3. Randomized Experiments Flashcards
Run an experiment
- Randomly assign customers to different treatment groups
- Compare differences in behavior among treatment groups
A/B Tests
Divide customers into two groups:
- Control group A
- Treatment group B
Analyze if treatment group behaves differently
Overall Evaluation Criterion (OEC)
OEC is a quantitative measure of the experiment’s objective
Examples:
- Active days per user
- Successful sessions
- Time to success
OEC must be measurable in the short-term yet believed to causally drive long-term strategic objectives.
Parameter
A parameter is a controllable experimental variable that is thought to influence the OEC or other metrics of interest.
- In a simple A/B test there is usually a single parameter with two variables
- But multivariable test are also possible
Randomization unit
A randomization unit is the entity to which the randomization is applied
- you must map units to variants in a persistent and independent manner
- it is common to use users as a randomization unit
- important to ensure that the populations are similar statistically, allowing causal effect to be determined with high probability
Online Shopping Funnel
- Users may not progress linearly through a funnel, but instead skip, repeat or go bach-and-forth between steps
Experiment Design:
Questions to be answered
- What is the randomization unit
- How do we measure success?
- What population of randomization do we want to target?
- How large does our experiment need to be?
- How long do we run the experiment?
How to perform the randomization?
- Pure randomization
-
Stratified
- Randomize within a group of users
- e.g. make sure that all age groups have the same representation
Measuring the impact on the OEC
To measure the impact of the change, we need to define a goal metric -> OEC
One obvious choice might be revenue:
- Revenue per user is preferred to overall revenue as it accounts for the number of users in each condition
OEC: Which users to consider?
It depends on the business context:
- all users who visited the site
- only users who complete the purchase process
- only users who start the purchase process
All three can be right/wrong depending on the context
Central Limit Theorem
The CLT states that the average from a random sample, when standardized, approximates a standard normal distribution, independently of the population distribution.
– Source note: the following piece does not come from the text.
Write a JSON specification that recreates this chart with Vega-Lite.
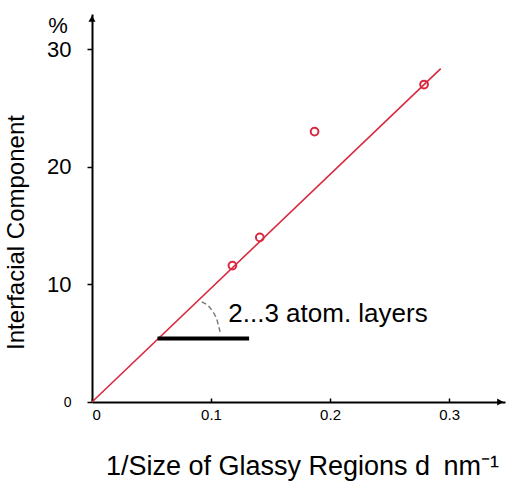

With the CLT we have information about the distribution of an estimator even without knowing the distribution of the original population.
Hypothesis testing
Hypothesis testing is a method to draw insights from the population, based on a sample.
Steps:
- Formulate a hypothesis about the population
- null hypothesis H0
- alternative hypothesis H1
- Assess how likely the hypothesis is to be true, based on available data
- Reject or fail to reject the null hypothesis
Statistical Power
Statistical power is the probability of detecting a meaningful difference between the variants when there really is one:
–> Reject the null hypothesis when there is a difference.